In price testing, speed and volumes are two major opportunities provided by MCM. The algorithm allows to quickly track how one primary metric (for instance, a company’s revenue) modifies under the effects of other factors. 

As an illustration, a price architect may take one product (Smartphone A), change its price gradually ($10 per simulation), and forecast its sales during a set time considering market rules. Then, the expert can choose another product or change the step of the previous simulation. After this, the obtained data of each test can be combined and compared in order to understand how price changes of some products influence the company’s revenue.

This is a single scenario while DL solutions can proceed with thousands of such simulations during a short period. As a result, a retailer has a pattern of tested prices; there is no need to experiment in real-life conditions.

Find and track correlations of same-category products 

Monte Carlo method driven by deep learning (MCM-DL) facilitates retailers efforts to tracking the behavior of similar products within the category. Experts simulate the price of Smartphone A, examine how the alteration affects Smartphone B and vice versa. Needless to say, the number of comparing same-category items may be substantially bigger.

To get more precise statistics, it is critical to use a price confidence interval of a tested product. The findings can help retailers to find out in what number of cases the price change meet the compliance level and set an optimal price for a tested product in terms of existing market rules and conditions.
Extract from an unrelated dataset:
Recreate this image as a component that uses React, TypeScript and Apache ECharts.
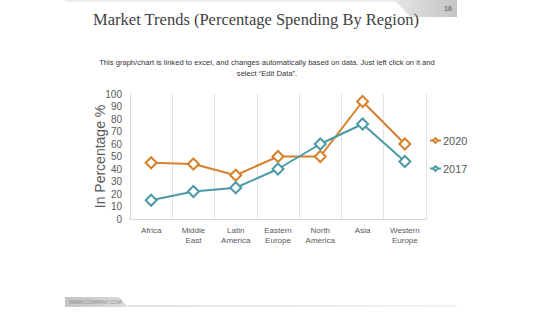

Evaluate complementary goods and adjacent segments

Using MCM-DL, experts can test the behavior of complementary (paired) goods. For example, how changes of TV X prices correlate with sales of TV holder A, and more.

Again, this is a simplified visualization. Giant retailers may have hundreds yet thousands of paired goods, price testing of which can be effortlessly done by deep learning.
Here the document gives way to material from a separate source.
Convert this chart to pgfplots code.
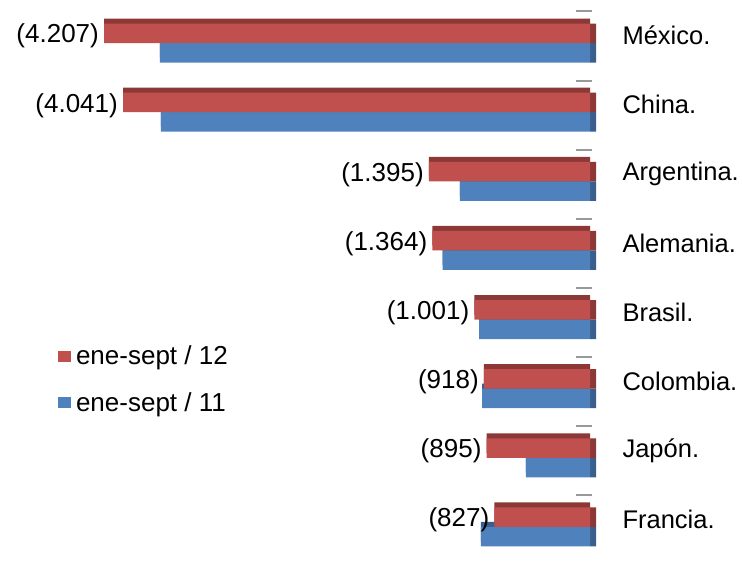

Also, one can test how adjacent segments (cross categories) will behave. It means, there are mass-market smartphones, middle-up-market devices, and premium ones. The price simulations aimed at the items of these categories can give insights into the dependencies and sale fluctuations of neighboring products.

Ultimately, a retailer gets graphs of links and impacts between goods of the same category, goods of adjacent segments, their interactions, etc. This data is highly valuable for establishing timely discounts, forecasting sales of new products, and more.

Conclusion

Like any analytical approach, MCM has limitations and inaccuracies. Despite this, many fields, including retail, still utilize it. MCM-DL works impressively in the dynamic and oversaturated modern retail industry. It assists data scientists and price architects in conducting price testing. It solves retailers hurdles related to choosing optimal prices for their products according to pricing rules. Finally, we as buyers get more bargains.